The Representative from Bonduel would like all of us to interview each candidate personally to get to know them.


Mark this page. Fred Kessler and I agree. KEEP straight-ticket voting as an option.


jimspice said...

What if I were tell you that (D)s are much more likely to vote a straight ticket? Would that change you mind? I'm sure this partisan consideration has nothing to do with WI(R)s taking this up.

Dad29 said...

Well, that's not the impression one gets by reading the newspaper article linked in the story.

Actually, it goes both ways, depending on the year.

See, Jim, there's a reason that the Republicans are called "The Stupid Party."

Anyhooo...I cherish the tradition, regardless of whom it may benefit.

jimspice said...

The academic literature suggests it is a MUCH more complicated issue than a simple perusal of a couple of counties in a couple of years in one state would illustrate appropriately. But your observation that "it goes both ways" is an apt one. Split ticket voting generally tends to favor the "in" party. So though it may work in favor of the (R)s in the short term, they may regret the decision down the road. And by the way, the literature generally agrees that once you control for a huge bunch of relevant voter, candidate and election characteristics, yes, disallowing straight party voting actually favors (D)s (thought the effect is not huge).
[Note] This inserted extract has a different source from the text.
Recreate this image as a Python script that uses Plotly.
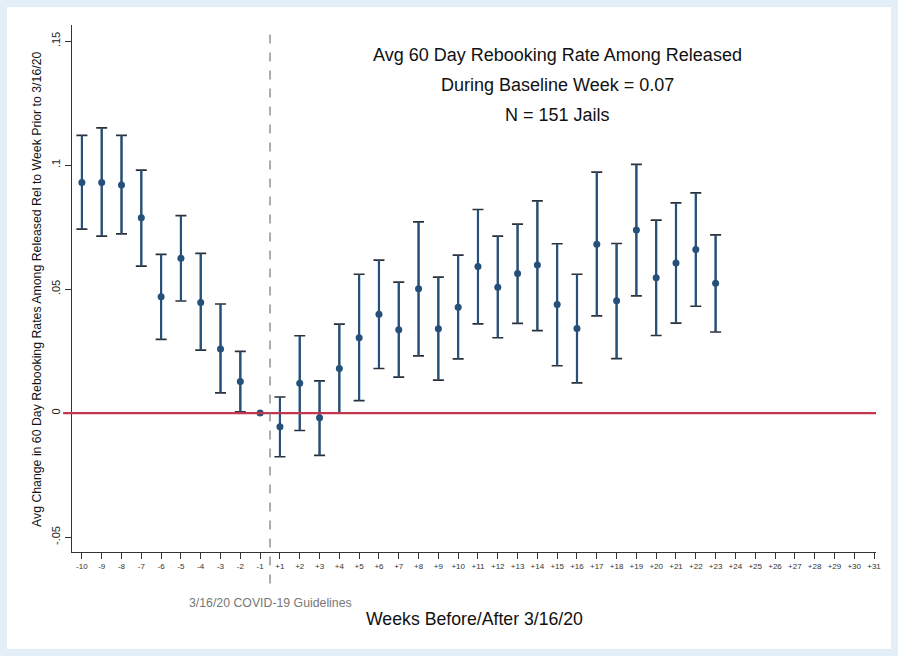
import plotly.graph_objects as go

# ---- data ----
tick_labels = [str(w) for w in range(-10, 0)] + ["+" + str(w) for w in range(1, 32)]
week_labels = [str(w) for w in range(-10, 0)] + ["+" + str(w) for w in range(1, 24)]
estimate = [0.093, 0.093, 0.092, 0.0788, 0.0469, 0.0624, 0.0446, 0.0259, 0.0128, 0.0,
            -0.0055, 0.012, -0.0019, 0.018, 0.0304, 0.0399, 0.0336, 0.0501, 0.034, 0.0427,
            0.0591, 0.0508, 0.0563, 0.0597, 0.0438, 0.0341, 0.0681, 0.0453, 0.0738, 0.0546,
            0.0605, 0.066, 0.0524]
ci_upper = [0.112, 0.115, 0.112, 0.098, 0.064, 0.0796, 0.0644, 0.044, 0.0249, None,
            0.0065, 0.0312, 0.013, 0.0359, 0.056, 0.0617, 0.0528, 0.0771, 0.0548, 0.0637,
            0.0821, 0.0714, 0.0762, 0.0856, 0.0683, 0.056, 0.0972, 0.0684, 0.1003, 0.0778,
            0.0848, 0.0888, 0.0719]
ci_lower = [0.0742, 0.0714, 0.0723, 0.0593, 0.0297, 0.0452, 0.0254, 0.0082, 0.0005, None,
            -0.0176, -0.007, -0.017, 0.0, 0.005, 0.018, 0.0145, 0.0231, 0.0133, 0.0219,
            0.036, 0.0304, 0.0362, 0.0333, 0.0191, 0.0122, 0.0392, 0.022, 0.0473, 0.0313,
            0.0363, 0.0431, 0.0327]
y_tickvals = [-0.05, 0, 0.05, 0.1, 0.15]
y_ticktext = ["-.05", "0", ".05", ".1", ".15"]
note_lines = ["Avg 60 Day Rebooking Rate Among Released",
              "During Baseline Week = 0.07",
              "N = 151 Jails"]

err_plus = [None if u is None else u - e for u, e in zip(ci_upper, estimate)]
err_minus = [None if l is None else e - l for l, e in zip(ci_lower, estimate)]

NAVY = "#24507a"
CAP = "#2b3038"
FONT = "Liberation Sans, Arial, sans-serif"
FRAME = "#e3eef6"

fig = go.Figure()
# caps (dark)
fig.add_trace(go.Scatter(
    x=week_labels, y=estimate, mode="markers",
    marker=dict(size=1, color="rgba(0,0,0,0)"),
    error_y=dict(type="data", symmetric=False, array=err_plus, arrayminus=err_minus,
                 color=CAP, thickness=1.7, width=5.5),
    hoverinfo="skip", showlegend=False))
# vertical spikes (blue) + markers
fig.add_trace(go.Scatter(
    x=week_labels, y=estimate, mode="markers",
    marker=dict(size=7, color=NAVY, symbol="circle"),
    error_y=dict(type="data", symmetric=False, array=err_plus, arrayminus=err_minus,
                 color=NAVY, thickness=2.2, width=0),
    showlegend=False))

shapes = [
    # white page inside light frame
    dict(type="rect", xref="paper", yref="paper", x0=-0.0808, x1=1.0187, y0=-0.184, y1=1.0342,
         fillcolor="white", line=dict(width=0), layer="below"),
    # zero reference line
    dict(type="line", xref="paper", yref="y", x0=-0.011, x1=1.0, y0=0, y1=0,
         line=dict(color="#c3364f", width=2.2)),
    # dashed vertical line at policy date
    dict(type="line", xref="x", yref="paper", x0=9.5, x1=9.5, y0=-0.06, y1=0.994,
         line=dict(color="#777777", width=1.2, dash="dash")),
]

annotations = [
    dict(text=note_lines[i], xref="paper", yref="paper", x=(557 - 72) / 804,
         y=(552 - (55 + 30 * i)) / 527, showarrow=False, xanchor="center", yanchor="middle",
         font=dict(family=FONT, size=18, color="#111111"))
    for i in range(3)
]
annotations.append(dict(text="3/16/20 COVID-19 Guidelines", xref="x", yref="paper", x=9.5,
                        y=(552 - 603) / 527, showarrow=False, xanchor="center", yanchor="middle",
                        font=dict(family=FONT, size=12.3, color="#777777")))
annotations.append(dict(text="Weeks Before/After 3/16/20", xref="paper", yref="paper",
                        x=(474 - 72) / 804, y=(552 - 619) / 527, showarrow=False,
                        xanchor="center", yanchor="middle",
                        font=dict(family=FONT, size=17.7, color="#111111")))
annotations.append(dict(text="Avg Change in 60 Day Rebooking Rates Among Released Rel to Week Prior to 3/16/20",
                        xref="paper", yref="paper", x=(37 - 72) / 804, y=(552 - 290) / 527,
                        showarrow=False, textangle=-90, xanchor="center", yanchor="middle",
                        font=dict(family=FONT, size=12.3, color="#111111")))

fig.update_layout(
    width=898, height=656,
    margin=dict(l=72, r=22, t=25, b=104),
    paper_bgcolor=FRAME, plot_bgcolor="white",
    font=dict(family=FONT, color="#222222"),
    xaxis=dict(type="category", categoryorder="array", categoryarray=tick_labels,
               tickmode="array", tickvals=tick_labels, ticktext=tick_labels,
               range=[-0.5, 40.1], showgrid=False, zeroline=False,
               showline=True, linecolor="#333333", linewidth=1.3,
               ticks="outside", ticklen=6, tickwidth=1.2, tickcolor="#333333",
               tickfont=dict(size=8, color="#333333", family=FONT), tickangle=0),
    yaxis=dict(range=[-0.056, 0.1565], tickvals=y_tickvals, ticktext=y_ticktext,
               showgrid=False, zeroline=False, showline=True, linecolor="#333333",
               linewidth=1.3, ticks="outside", ticklen=6, tickwidth=1.2, tickcolor="#333333",
               tickangle=-90, tickfont=dict(size=11, color="#222222", family=FONT)),
    shapes=shapes, annotations=annotations,
)

fig.write_html("out.html", config={"displayModeBar": False},
               post_script="document.body.style.margin='0px';"
                           "document.body.style.background='%s';" % FRAME)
I don't know, maybe WI-GOP employs actuaries who plugged in the numbers, and found that not to be the case in WI, but given (R) disdain for science and academia generally, I kind of doubt that.

Deekaman said...

Not really a disdain for science, just the academics who are bought and paid for by their government grants. Get the result the regime wants, get more money. There has been little "science" from academia for a very long time.

John Foust said...

Somewhere in the Constitution is says you have a right to vote for Parties, not People?

Anonymous said...

Representative Tauchen & Craig Arrowood are correct. You vote for the person. The stright-ticket option is more a thing of the past. If you are a person who still cares to vote as such, it is not difficult to check a couple/few extra boxes, honestly. Educate yourself, vote for the person. This comes along with the right to vote.

Dad29 said...

Politely, Anony, the representatives are wrong. This is another example of "If it works, change it, because change is good."

Wrong thesis, wrong application.

But I'll give you a counter-proposal. Have the representatives forgo Party affiliation (and money.)

After all, the voters will 'educate themselves,' right? So who needs Party money and connections?